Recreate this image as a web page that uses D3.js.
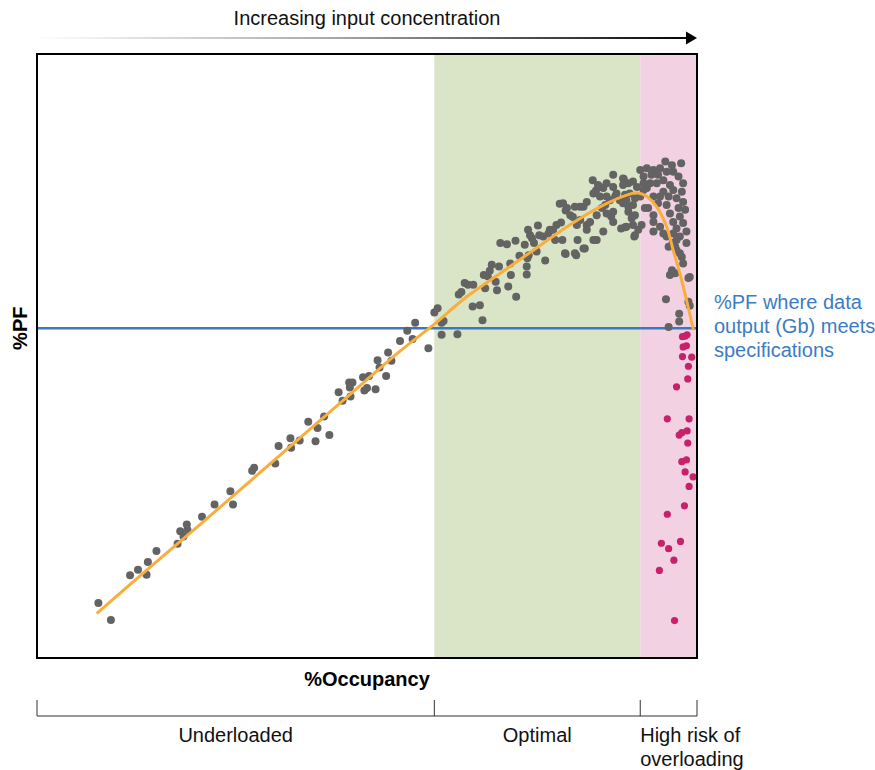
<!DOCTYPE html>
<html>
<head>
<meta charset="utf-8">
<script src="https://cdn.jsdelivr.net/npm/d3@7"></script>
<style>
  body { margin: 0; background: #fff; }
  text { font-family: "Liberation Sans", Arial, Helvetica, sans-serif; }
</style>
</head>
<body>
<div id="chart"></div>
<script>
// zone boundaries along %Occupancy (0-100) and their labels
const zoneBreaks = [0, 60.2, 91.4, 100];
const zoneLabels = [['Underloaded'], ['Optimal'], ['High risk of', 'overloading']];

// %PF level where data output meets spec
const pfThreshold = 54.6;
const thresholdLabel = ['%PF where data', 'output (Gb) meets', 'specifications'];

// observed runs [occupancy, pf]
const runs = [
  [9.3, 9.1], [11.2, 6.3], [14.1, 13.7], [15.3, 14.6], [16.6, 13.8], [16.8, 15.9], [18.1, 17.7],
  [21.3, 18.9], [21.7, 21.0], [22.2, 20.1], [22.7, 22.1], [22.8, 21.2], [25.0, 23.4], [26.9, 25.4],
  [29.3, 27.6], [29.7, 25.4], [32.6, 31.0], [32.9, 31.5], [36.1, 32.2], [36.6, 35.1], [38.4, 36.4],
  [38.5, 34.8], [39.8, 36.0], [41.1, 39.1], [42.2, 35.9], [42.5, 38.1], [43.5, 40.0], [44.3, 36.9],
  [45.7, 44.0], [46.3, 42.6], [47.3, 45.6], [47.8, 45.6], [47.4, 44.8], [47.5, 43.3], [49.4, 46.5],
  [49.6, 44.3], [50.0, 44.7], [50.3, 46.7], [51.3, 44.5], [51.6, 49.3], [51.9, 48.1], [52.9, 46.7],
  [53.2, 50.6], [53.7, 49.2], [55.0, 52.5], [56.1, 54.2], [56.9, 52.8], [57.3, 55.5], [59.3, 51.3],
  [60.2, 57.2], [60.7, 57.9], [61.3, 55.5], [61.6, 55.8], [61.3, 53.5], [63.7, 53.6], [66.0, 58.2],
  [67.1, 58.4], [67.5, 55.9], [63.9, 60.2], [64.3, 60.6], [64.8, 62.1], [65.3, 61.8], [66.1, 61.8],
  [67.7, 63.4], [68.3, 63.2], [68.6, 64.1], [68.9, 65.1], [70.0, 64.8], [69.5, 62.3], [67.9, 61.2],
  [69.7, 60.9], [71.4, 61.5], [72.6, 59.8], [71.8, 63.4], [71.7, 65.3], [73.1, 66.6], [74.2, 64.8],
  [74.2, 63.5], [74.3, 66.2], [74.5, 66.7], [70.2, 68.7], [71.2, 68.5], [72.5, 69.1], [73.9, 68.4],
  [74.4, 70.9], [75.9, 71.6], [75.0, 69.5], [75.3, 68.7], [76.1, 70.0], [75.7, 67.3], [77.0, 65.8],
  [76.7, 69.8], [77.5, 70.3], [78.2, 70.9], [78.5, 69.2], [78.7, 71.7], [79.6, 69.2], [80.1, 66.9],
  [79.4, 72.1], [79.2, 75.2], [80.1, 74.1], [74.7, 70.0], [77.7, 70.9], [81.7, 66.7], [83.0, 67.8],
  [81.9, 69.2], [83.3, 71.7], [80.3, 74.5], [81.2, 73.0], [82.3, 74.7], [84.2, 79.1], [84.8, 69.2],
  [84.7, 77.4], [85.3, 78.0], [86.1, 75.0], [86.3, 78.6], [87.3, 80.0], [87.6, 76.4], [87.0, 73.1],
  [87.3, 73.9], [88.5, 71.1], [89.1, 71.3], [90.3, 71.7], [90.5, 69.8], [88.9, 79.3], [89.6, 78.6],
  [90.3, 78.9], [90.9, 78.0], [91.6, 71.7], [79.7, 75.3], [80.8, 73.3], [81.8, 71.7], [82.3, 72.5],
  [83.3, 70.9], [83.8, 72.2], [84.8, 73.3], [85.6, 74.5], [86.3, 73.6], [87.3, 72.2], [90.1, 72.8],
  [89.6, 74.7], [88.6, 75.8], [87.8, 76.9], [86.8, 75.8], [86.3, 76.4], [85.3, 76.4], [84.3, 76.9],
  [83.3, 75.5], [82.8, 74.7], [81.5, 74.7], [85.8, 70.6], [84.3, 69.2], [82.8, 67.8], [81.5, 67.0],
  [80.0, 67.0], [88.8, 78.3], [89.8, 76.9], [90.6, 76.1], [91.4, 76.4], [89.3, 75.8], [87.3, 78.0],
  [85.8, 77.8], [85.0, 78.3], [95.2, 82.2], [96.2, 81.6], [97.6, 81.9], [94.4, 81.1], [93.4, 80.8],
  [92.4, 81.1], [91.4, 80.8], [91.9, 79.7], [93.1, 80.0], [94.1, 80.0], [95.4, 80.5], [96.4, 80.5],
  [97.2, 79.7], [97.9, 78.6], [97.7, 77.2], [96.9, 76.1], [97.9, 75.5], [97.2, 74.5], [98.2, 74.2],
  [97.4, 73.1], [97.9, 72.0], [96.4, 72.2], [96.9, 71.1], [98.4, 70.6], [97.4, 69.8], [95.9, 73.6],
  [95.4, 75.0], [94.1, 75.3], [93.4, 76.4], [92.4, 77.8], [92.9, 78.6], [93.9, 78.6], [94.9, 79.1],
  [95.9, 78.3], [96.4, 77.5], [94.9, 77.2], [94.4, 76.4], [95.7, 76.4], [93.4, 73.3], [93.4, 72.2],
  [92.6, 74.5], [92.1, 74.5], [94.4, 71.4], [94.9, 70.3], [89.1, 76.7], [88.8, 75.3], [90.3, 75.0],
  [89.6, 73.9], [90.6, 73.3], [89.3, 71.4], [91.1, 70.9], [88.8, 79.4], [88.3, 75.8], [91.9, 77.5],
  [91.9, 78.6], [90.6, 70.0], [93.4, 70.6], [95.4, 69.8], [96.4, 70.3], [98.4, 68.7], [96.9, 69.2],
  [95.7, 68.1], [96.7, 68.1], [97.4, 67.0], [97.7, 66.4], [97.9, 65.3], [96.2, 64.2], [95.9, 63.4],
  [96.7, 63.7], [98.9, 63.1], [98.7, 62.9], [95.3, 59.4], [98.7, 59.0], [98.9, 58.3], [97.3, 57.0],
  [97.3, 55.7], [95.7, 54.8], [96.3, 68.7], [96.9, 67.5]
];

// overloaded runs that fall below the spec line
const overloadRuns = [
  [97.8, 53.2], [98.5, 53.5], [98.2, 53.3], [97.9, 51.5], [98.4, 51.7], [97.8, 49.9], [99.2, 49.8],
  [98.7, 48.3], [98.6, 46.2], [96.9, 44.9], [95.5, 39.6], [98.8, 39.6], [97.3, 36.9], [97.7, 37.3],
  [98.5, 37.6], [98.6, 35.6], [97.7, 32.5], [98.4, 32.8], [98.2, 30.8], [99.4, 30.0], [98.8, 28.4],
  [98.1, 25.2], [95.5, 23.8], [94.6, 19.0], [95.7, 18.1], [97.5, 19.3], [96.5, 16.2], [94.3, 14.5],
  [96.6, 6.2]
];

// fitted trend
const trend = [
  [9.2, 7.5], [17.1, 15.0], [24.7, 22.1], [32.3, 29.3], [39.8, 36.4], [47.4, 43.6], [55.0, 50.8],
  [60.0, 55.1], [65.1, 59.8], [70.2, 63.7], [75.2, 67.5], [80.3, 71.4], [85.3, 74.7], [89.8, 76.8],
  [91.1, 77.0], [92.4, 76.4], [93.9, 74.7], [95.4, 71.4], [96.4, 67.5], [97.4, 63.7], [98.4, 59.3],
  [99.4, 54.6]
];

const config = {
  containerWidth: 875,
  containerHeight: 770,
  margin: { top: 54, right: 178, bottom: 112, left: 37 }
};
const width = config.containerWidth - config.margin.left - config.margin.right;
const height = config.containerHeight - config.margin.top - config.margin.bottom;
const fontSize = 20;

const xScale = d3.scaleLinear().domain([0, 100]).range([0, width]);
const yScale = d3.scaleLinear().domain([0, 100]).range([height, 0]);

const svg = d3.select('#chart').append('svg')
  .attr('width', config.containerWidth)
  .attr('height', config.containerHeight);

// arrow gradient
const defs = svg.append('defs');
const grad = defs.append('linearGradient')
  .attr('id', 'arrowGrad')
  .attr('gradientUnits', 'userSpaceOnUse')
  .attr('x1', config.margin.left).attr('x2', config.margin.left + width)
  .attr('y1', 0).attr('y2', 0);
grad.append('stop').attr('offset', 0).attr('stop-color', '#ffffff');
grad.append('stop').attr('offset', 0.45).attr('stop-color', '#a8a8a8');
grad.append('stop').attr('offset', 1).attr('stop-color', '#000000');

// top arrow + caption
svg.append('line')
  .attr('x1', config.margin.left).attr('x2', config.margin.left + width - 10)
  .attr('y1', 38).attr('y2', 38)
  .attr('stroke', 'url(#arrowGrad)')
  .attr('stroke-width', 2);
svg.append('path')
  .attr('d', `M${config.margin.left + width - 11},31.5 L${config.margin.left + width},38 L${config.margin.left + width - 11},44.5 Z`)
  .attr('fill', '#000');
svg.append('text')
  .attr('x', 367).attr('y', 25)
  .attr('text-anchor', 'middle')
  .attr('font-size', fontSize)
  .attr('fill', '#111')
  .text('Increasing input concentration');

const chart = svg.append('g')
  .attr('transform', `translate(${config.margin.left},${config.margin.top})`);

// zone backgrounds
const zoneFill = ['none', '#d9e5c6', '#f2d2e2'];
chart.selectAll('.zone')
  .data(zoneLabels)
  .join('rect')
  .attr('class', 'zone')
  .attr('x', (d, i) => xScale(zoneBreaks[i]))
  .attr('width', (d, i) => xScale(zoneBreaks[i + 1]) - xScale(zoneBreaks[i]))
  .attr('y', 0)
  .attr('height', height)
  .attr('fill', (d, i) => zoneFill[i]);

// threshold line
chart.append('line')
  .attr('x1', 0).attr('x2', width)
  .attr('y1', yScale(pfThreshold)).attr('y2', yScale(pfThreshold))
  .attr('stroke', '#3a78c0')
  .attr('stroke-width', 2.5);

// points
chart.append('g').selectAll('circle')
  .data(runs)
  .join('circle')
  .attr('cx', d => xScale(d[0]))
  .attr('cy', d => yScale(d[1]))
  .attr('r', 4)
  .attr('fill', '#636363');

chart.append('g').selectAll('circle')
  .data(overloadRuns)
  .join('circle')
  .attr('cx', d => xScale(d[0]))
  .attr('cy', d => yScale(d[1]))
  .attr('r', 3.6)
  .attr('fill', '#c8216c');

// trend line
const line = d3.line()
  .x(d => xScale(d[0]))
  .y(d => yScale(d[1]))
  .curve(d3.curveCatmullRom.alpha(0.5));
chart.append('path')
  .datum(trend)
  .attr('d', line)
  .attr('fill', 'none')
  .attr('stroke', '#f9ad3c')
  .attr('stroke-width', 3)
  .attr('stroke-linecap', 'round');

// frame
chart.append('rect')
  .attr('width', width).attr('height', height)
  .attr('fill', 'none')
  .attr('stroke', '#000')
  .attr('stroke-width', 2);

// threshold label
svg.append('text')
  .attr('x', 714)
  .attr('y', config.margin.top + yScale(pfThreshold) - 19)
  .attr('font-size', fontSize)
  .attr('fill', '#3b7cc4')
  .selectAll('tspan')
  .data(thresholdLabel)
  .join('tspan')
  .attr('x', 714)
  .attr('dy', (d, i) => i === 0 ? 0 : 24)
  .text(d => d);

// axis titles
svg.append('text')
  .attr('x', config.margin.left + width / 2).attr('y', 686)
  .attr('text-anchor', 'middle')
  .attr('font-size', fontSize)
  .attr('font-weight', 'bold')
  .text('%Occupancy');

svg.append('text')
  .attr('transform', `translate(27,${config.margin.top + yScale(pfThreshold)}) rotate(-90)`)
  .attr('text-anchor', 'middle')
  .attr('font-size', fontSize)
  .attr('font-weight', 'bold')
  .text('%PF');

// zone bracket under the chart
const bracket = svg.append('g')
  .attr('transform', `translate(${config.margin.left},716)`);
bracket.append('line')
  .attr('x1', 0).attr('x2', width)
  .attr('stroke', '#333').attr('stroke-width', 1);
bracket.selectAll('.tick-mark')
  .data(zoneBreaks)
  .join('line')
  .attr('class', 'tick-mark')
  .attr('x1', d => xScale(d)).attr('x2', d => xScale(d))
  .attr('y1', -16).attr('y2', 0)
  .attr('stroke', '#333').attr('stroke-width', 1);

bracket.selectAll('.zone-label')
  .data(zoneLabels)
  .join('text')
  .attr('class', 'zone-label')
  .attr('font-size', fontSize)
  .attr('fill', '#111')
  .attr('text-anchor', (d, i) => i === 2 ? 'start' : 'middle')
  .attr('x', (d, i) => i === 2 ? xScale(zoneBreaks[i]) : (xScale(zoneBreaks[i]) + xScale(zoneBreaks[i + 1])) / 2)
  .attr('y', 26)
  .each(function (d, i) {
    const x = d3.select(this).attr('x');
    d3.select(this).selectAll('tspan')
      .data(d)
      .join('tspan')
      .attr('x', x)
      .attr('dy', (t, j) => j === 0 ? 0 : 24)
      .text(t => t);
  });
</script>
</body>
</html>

Stated task >>
Each line from the top of the material through the line containing "const zoneLabels = [['Underloaded'], ['Optimal'], ['High" should be reproduced exactly; please drop any images.

Written reply >>
Recreate this image as a web page that uses D3.js.
<!DOCTYPE html>
<html>
<head>
<meta charset="utf-8">
<script src="https://cdn.jsdelivr.net/npm/d3@7"></script>
<style>
  body { margin: 0; background: #fff; }
  text { font-family: "Liberation Sans", Arial, Helvetica, sans-serif; }
</style>
</head>
<body>
<div id="chart"></div>
<script>
// zone boundaries along %Occupancy (0-100) and their labels
const zoneBreaks = [0, 60.2, 91.4, 100];
const zoneLabels = [['Underloaded'], ['Optimal'], ['High risk of', 'overloading']];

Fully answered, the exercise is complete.